The lower D/H ratios revealed by Hallis, Meech, and their colleagues are not yet widely accepted. Conel Alexander, a cosmo-chemist at the Carnegie Institution of Washington, says there are two reasons why other researchers didn’t immediately change their minds about the source of Earth’s water.
One argument against the results stems from how Hallis extrapolated the isotopes and elemental abundances in her measurements; Alexander says some scientists disagree with how the final numbers play out using her method. The other issue is how Hallis explained her results. “Lydia’s interpretation was unique,” Alexander says. “There may be other ways of getting hydrogen into the melt inclusions that she was measuring.”
Alexander’s chief concern stems from the fact that only a single source of rocks — the Baffin Island samples — was used to estimate the entire planet’s ancient ratios. “The bulk of Earth may have a completely different composition, and there may be something weird about ocean islands’ basalts,” he says. He hopes that other scientists will follow Hallis’ lead and measure the D/H ratio from a variety of deep-mantle plumes.
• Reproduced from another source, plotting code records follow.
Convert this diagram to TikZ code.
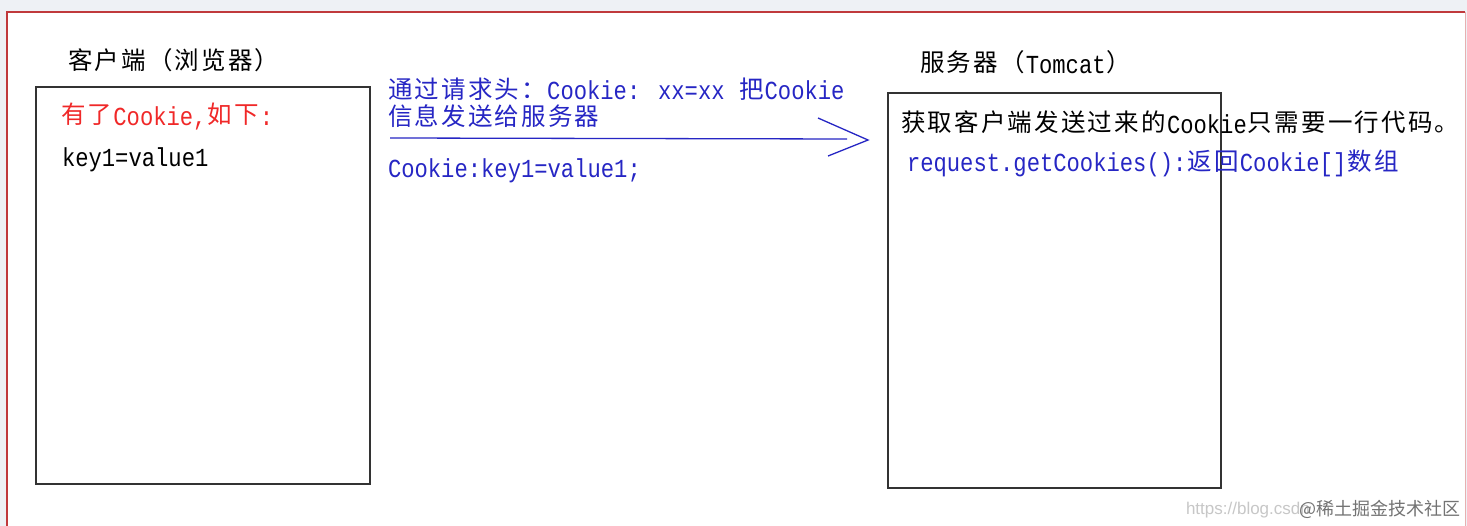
\documentclass[tikz,border=0pt]{standalone}
\usepackage{fontspec}
\newfontfamily\cjkfam{Noto Sans CJK SC}
\newfontfamily\monofam[FakeStretch=0.853]{Liberation Mono}
\newfontfamily\wmfam{Liberation Sans}
\makeatletter
\newcommand\zhT[1]{{\cjkfam\fontsize{24.5}{26}\selectfont\@tfor\zhch:=#1\do{\makebox[26.7pt][c]{\zhch}}}}
\makeatother
\newcommand\moT[1]{\raisebox{-1.7pt}{\monofam\fontsize{26}{26}\selectfont #1}}
\definecolor{frame}{HTML}{C0393C}
\definecolor{bluetxt}{HTML}{2626C4}
\definecolor{redtxt}{HTML}{F02828}
\definecolor{bgout}{HTML}{EEF1F5}
\tikzset{
  lbl/.style={anchor=base west, inner sep=0pt, outer sep=0pt},
  pane/.style={draw=black!80, line width=1.6pt},
  arr/.style={draw=bluetxt, line width=1.3pt}
}
\begin{document}
\begin{tikzpicture}[x=1pt,y=-1pt]
\useasboundingbox (0,0) rectangle (1467,526);
\fill[bgout] (0,0) rectangle (1467,526);
\fill[white] (7,12) rectangle (1466,530);
\draw[frame, line width=1.6pt] (7,540) -- (7,12) -- (1465,12);
\draw[frame!40, line width=1pt] (1465,12) -- (1465,540);
% boxes
\draw[pane] (36,87) rectangle (370,484);
\draw[pane] (888,93) rectangle (1221,488);
% left texts
\node[lbl] (tl) at (67,70) {\zhT{客户端（浏览器）}};
\node[lbl, text=redtxt] (r1) at (60,123.5) {\zhT{有了}\moT{Cookie,}\zhT{如下}\moT{:}};
\node[lbl] (k1) at (62,165.3) {\moT{key1=value1}};
% middle texts
\node[lbl, text=bluetxt] (m1) at (387,98.3) {\zhT{通过请求头：}\moT{Cookie: xx=xx }\zhT{把}\moT{Cookie}};
\node[lbl, text=bluetxt] (m2) at (387,125.3) {\zhT{信息发送给服务器}};
\node[lbl, text=bluetxt] (m3) at (388,176.3) {\moT{Cookie:key1=value1;}};
% arrow
\coordinate (aS) at (390,138);
\coordinate (aE) at (868,140);
\coordinate (aU) at (818,118);
\coordinate (aL) at (828,156);
\draw[arr] (aS) -- (847,139);
\draw[arr] (aU) -- (aE) -- (aL);
% right texts
\node[lbl] (tr) at (919,71.5) {\zhT{服务器（}\moT{Tomcat}\zhT{）}};
\node[lbl] (s1) at (900,131.5) {\zhT{获取客户端发送过来的}\moT{Cookie}\zhT{只需要一行代码。}};
\node[lbl, text=bluetxt] (s2) at (907,170.3) {\moT{request.getCookies():}\zhT{返回}\moT{Cookie[]}\zhT{数组}};
% watermark
\node[lbl, text=black!22, font=\wmfam\fontsize{17}{17}\selectfont] (w1) at (1186,514) {https://blog.csdn};
\node[lbl, text=black!55, font=\cjkfam\fontsize{18}{18}\selectfont] (w2) at (1299,515) {@稀土掘金技术社区};
\end{tikzpicture}
\end{document}
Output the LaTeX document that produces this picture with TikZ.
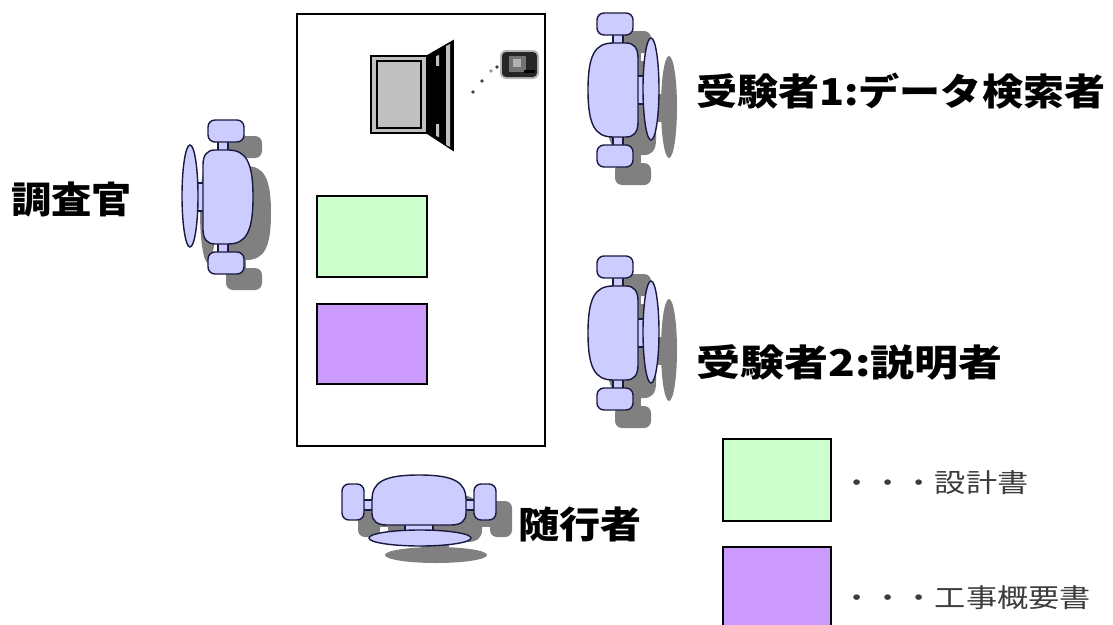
\documentclass[tikz,border=0pt]{standalone}
\usepackage{fontspec}
\newfontfamily\jpfont{Noto Sans CJK JP}

\definecolor{chairblue}{HTML}{CCCCFF}
\definecolor{chairline}{HTML}{1A1A40}
\definecolor{shadowgray}{HTML}{808080}
\definecolor{plangreen}{HTML}{CCFFCC}
\definecolor{specpurple}{HTML}{CC99FF}
\definecolor{laptopgray}{HTML}{C0C0C0}
\definecolor{legendtext}{HTML}{3C3C3C}

\tikzset{
	chair body/.style={fill=chairblue, draw=chairline, line width=1.4pt},
	chair shadow/.style={fill=shadowgray},
	doc/.style={draw=black, line width=2pt},
	who/.style={inner sep=0pt, anchor=west, font=\jpfont\bfseries\fontsize{37pt}{40pt}\selectfont},
	legend/.style={inner sep=0pt, anchor=west, text=legendtext, font=\jpfont\fontsize{26pt}{30pt}\selectfont},
	% one office chair, backrest on the +x side
	pics/chair/.style={code={
		\path[#1] (0,-56) rectangle (10,-46);
		\path[#1] (0,46) rectangle (10,56);
		\path[#1] (24,-14) rectangle (31,14);
		\path[#1, rounded corners=7pt] (-16,-77) rectangle (20,-55);
		\path[#1, rounded corners=7pt] (-16,55) rectangle (20,77);
		\path[#1] (0,-47) -- (13,-47) .. controls (21,-47) and (25,-42) .. (25,-32)
			-- (25,32) .. controls (25,42) and (21,47) .. (13,47)
			-- (0,47) .. controls (-18,47) and (-25,35) .. (-25,0)
			.. controls (-25,-35) and (-18,-47) .. (0,-47) -- cycle;
		\path[#1] (38,-1) ellipse [x radius=8, y radius=51];
	}},
}

\begin{document}
\begin{tikzpicture}[x=1pt, y=-1pt]
	\useasboundingbox (0,0) rectangle (1113,624);

	% -- Table
	\draw[line width=2.8pt] (297,14) rectangle (545,446);

	% -- Laptop
	\draw[line width=2.5pt, fill=laptopgray] (371,56) rectangle (427,133);
	\draw[line width=2pt, fill=laptopgray] (377,61) rectangle (421,128);
	\filldraw[line width=1.5pt] (427,56) -- (453,41) -- (453,150) -- (427,133) -- cycle;
	\fill[laptopgray] (446,46) -- (450,44) -- (450,147) -- (446,145) -- cycle;
	\fill[laptopgray] (436,56) -- (439,55) -- (439,137) -- (436,136) -- cycle;
	\fill (436,66) rectangle (442,124);

	% -- Camera
	\fill[black!70, opacity=0.4, rounded corners=6pt] (500,50) rectangle (539,79);
	\fill[black!85, rounded corners=4pt] (502,52) rectangle (537,77);
	\fill[black!55] (509,56) rectangle (526,72);
	\fill[black!30] (513,59) rectangle (521,67);
	\fill[black] (524,70) rectangle (535,73);
	\fill[black!75] (473,92) circle (1.8);
	\fill[black!75] (482,81) circle (1.8);
	\fill[black!40] (491,71) circle (1.8);
	\fill[black!75] (497,67) circle (1.8);

	% -- Documents on the table
	\draw[doc, fill=plangreen] (317,196) rectangle (427,277);
	\draw[doc, fill=specpurple] (317,304) rectangle (427,384);

	% -- Chairs: shadows first
	\pic[xscale=-1] at (246,213) {chair=chair shadow};
	\pic at (631,108) {chair=chair shadow};
	\pic at (631,351) {chair=chair shadow};
	\pic[rotate=-90] at (435,517) {chair=chair shadow};

	\pic[xscale=-1] at (228,197) {chair=chair body};
	\pic at (613,90) {chair=chair body};
	\pic at (613,333) {chair=chair body};
	\pic[rotate=-90] at (419,500) {chair=chair body};

	% -- People
	\node[who] (chief) at (11,200) {\scalebox{1.09}[1]{調査官}};
	\node[who] (searcher) at (696,91) {\scalebox{1.11}[1]{受験者1:データ検索者}};
	\node[who] (explainer) at (696,362) {\scalebox{1.19}[1]{受験者2:説明者}};
	\node[who] (attendant) at (518,524) {\scalebox{1.11}[1]{随行者}};

	% -- Legend
	\draw[doc, fill=plangreen] (723,439) rectangle (831,521);
	\draw[doc, fill=specpurple] (723,626) -- (723,547) -- (831,547) -- (831,626);
	\node[legend] (plan) at (841,483) {\scalebox{1.2}[1]{・・・設計書}};
	\node[legend] (outline) at (841,598) {\scalebox{1.2}[1]{・・・工事概要書}};
\end{tikzpicture}
\end{document}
Hallis is ready to take her own trip to Padloping Island to collect more samples. One thing she would like to do is investigate not just the hydrogen involved, but also the nitrogen. But analyzing the nitrogen in samples is more difficult than hunting down hydrogen, partly because there is even less nitrogen in these samples than hydrogen. Measuring nitrogen also requires instruments capable of very high precision. Hallis says it’s pushing the limit of what current technology can do.
Alexander says that Hallis’ goal of hunting down nitrogen from future samples will also help firm up any doubts about the primordial nature of the Baffin Island samples. “If she can show that there is both light hydrogen and light nitrogen in these inclusions, I think that would be a smoking gun,” he says.
“If the nitrogen follows the hydrogen, then we proved our theory that [the samples] are primitive,” Hallis says.